Global context. EUR/USD bottomed out mid February. The market focus on the intra- EU tensions eased the additional steps of the Fed towards quantitative easing during the March meeting and triggered a temporary USD sell-off. However, this USD sell-off petered out rather soon, despite the discussion on the role of the USD as reserve currency developing ahead of the G20 meeting. During the month of March, global investor sentiment grew more optimistic. Combined with the ECB holding to a more cautious approach on quantitative easing, this (temporary) supported the euro against the dollar. However, investors’ assessment of the financial and economic situation is still subject to a lot of uncertainty. On top of that, the announcement at the ECB press conference two weeks ago that the bank will announce non-standard measures at the May meeting is a factor of uncertainty for the single currency, especially as the markets suspect some internal debate on this item. So, EUR/USD is still a bit paralyzed by a balance of uncertainties and despite some temporary spikes of volatility, since the last week of March, EUR/USD basically kept a sideways trading pattern.

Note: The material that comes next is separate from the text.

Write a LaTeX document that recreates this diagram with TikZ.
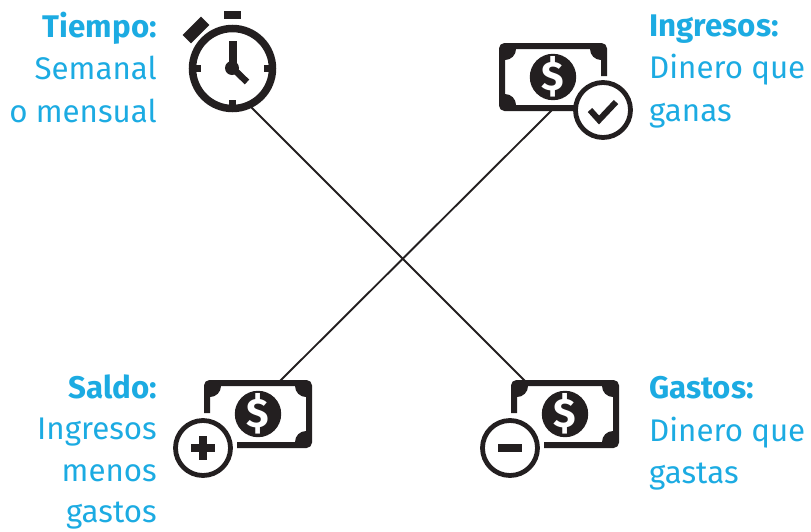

From a technical point of view, EUR/USD set a reaction high at 1.3738 mid March after the Fed meeting. However, the rebound failed to take out the 1.3798 previous high and profit taking kicked in. Two weeks ago, the correction bottomed out and EUR/USD again found a better bid, supported by the smaller than expected ECB rate cut, but also this move had no strong legs. Recently, we put forward a range trading strategy within the 1..3090-1.3113/1.3738 trading range. We hold on to that tactics. Even as we have a LT euro positive bias, we have to admit that the euro performance recently wasn’t really impressive. In this respect, ST gains above the 1.3581 reaction high might be difficult. If the downward correction on the stock markets would continue, EUR/USD might revisit the 1.3090/1.3113 support area.
On Wednesday, trading in the USD/JPY currency pair failed to develop a clear trend. Investor caution after the poor stock market close in the US on Tuesday supported the yen yesterday morning. However, the damage on the European stock markets was not excessive and later in the session US stocks even managed to overcome a weak open and closed the session with gains of around 1% for the Dow and the S&P. This stock market rebound reduced demand for the yen and USD/JPY close the session at 99.37, even slightly higher compared to the close on Tuesday.

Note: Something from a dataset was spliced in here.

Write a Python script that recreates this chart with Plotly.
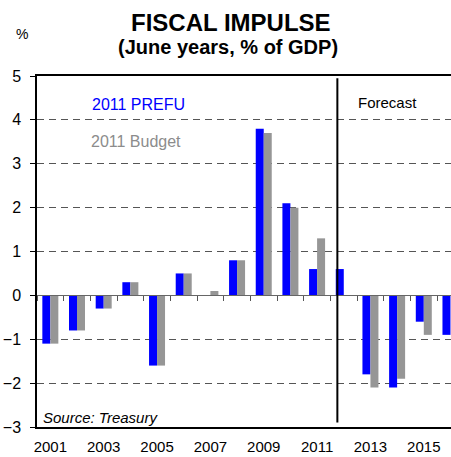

Overnight, Asian stock are mixed and show no clear trend. The Chinese GDP growth slowed 6.1%. The figure was on the downside of the market consensus. However, for now, the market impact on the figure is limited.
Global context. Over the previous months, the market gradually came to question the safe haven status of the Japanese currency and grew more worried on the performance of the Japanese economy. This hurt the yen’s safe haven status and triggered a USD/JPY rebound. An improvement in global investor sentiment during the month March also supported a second leg in this upmove and the pair tested the key 100.55/102.20 resistance area. However, additional/sustained gains beyond 100.55 (04 Nov high) and 102.20 (2nd target double bottom) proved to be far less easy. We turned more cautious on USD/JPY short-term and advocated partial protection/profit taking on USD/JPY long positions. A sustained drop below the 98.57 area (uptrend line from the lows) could accelerate the correction.
On Wednesday, sterling showed a remarkable performance. The UK currency posted strong gains, both against the dollar and the euro. This move occurred even as there were no important eco data in the UK. The RICS house prices, published early yesterday morning were better than expected. This might have supported the move, but sentiment has already turned more sterling friendly for quite a few sessions. Cable tested the psychological level of 1.50 and EUR/GBP in an ongoing slide lost almost one big figure. Market talk and ECB speak on the ECB preparing unconventional measures might play a role in investors’ reassessment on EUR/GBP. Regarding the eco data, except for a few series from the UK housing market, the eco data didn’t show many signals of a sustained economic improvement, yet. It was also a bit surprising for this powerful sterling rally to occur at time when UK government bonds underperformed the European bond markets. Nevertheless, EUR/GBP lost almost a full big figure and closed the session at 0.8817 compared to 0.8901 on Tuesday evening.
Overnight the BRC retail sales monitor showed a -1.2% decline in like-for-like sales, but the timing of Easter makes comparisons of sales difficult. There was no reaction in EUR/GBP on the publication of this release.
Global medium term context. The EUR/GBP pair extensively tested the key support area (0.8663/37 area previous high) early February, but the test was rejected. However, the subsequent rebound also failed to take out the key 0.9519 resistance area and over the previous two weeks, EUR/GBP was captured in an ongoing downtrend, bringing the pair ever closer to the key 0.8638 key support area. In a longerterm perspective, we hold on to our view that it is too early to expect a sustained rebound of sterling. However, we can’t ignore the strong sterling performance of late. So, we maintain our wait-and-see approach and are not in a hurry to (re-)install EUR/GBP long exposure. The 0.8637 reaction low is the key point of reference. A sustained break below that level would force US to reconsider a long-standing positive bias in this pair.